The Modi and Trump embrace is not an example of “doing” love; it is just a performance of an unhealthy alliance that looks good (for some people) on paper. I keep waiting for the ones in control, the politicians, CEOs, and the other people who are guiding the infrastructures that shape our everyday lives, to practice a politics, an economics, of love.

How are we supposed to figure out how to love our neighbors while borders remain so fraught, while the U.S. regularly hates on Mexico and India and Pakistan tease each other with nuclear bombs?

The Modi-Trump Hug makes war palatable and that is scary. For me, it is as scary as settling for the wrong partner and as unnerving as knowing I won’t get to love someone who I find so easy to love.

Instead of seeing Modi embrace Trump, I want to see the wrinkles on Modi’s face deepened by the fear of an anxious lover in the few hours after he parts ways with U.S. President. I want to see him the moment he sits down on the plane and recalls the longstanding relationship the United States has with Pakistan. I want documentation of him remembering the time the U.S. looked to Pakistan as its most strategic ally in the aftermath of 9/11. I want to watch Modi come to the realization that the United States is not India’s “natural ally.”

We need to see the image of India’s leader recollecting how Pakistan allowed the U.S. to use its military bases to launch missiles onto Afghani soil. We have a right to see the crazy set in on Modi as he thinks about that time in 2003 when the U.S. forgave a one-billion dollar loan it granted to Pakistan.

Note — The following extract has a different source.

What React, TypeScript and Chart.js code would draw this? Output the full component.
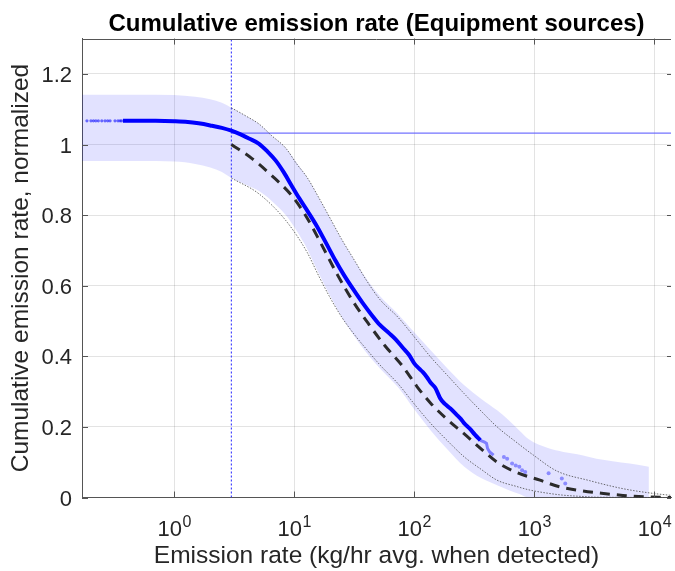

Even with the fallout of U.S.-Pakistan relations after former-President Musharraf’s 2007 statement admitting to the redirection of U.S. aid to Pakistan towards strengthening defenses against India, Modi, or any other ‘Hindus for Trump’ enthusiast, would be hard pressed to ignore the blatant distrust Donald Trump has expressed towards brown communities since 2015.

The image of the Modi-Trump hug terrifies me because it is just another reminder of us all moving in the wrong direction and picking the wrong people to share our moments of pleasure. If we are advised to pick the person that helps us understand ourselves the best, then why is Modi embracing a man with a well-expressed distaste for brown communities (or what the U.S. now calls the “terrorist diaspora”)?

I am left to believe that Modi is simply incapable of understanding the indirect violence he commits against (Hindu and Non-Hindu) South Asian Americans with his loving embrace of American racism’s new mascot.

I am not sure if South Asia will ever recover from its colonial hangover. But if India, in its drunken stupor, can’t make better bedfellow choices than this barely articulate last call pick-up artist, I don’t see how I am expected to pick up the phone and tell Guy I had a really good time and I’d like to see where this goes.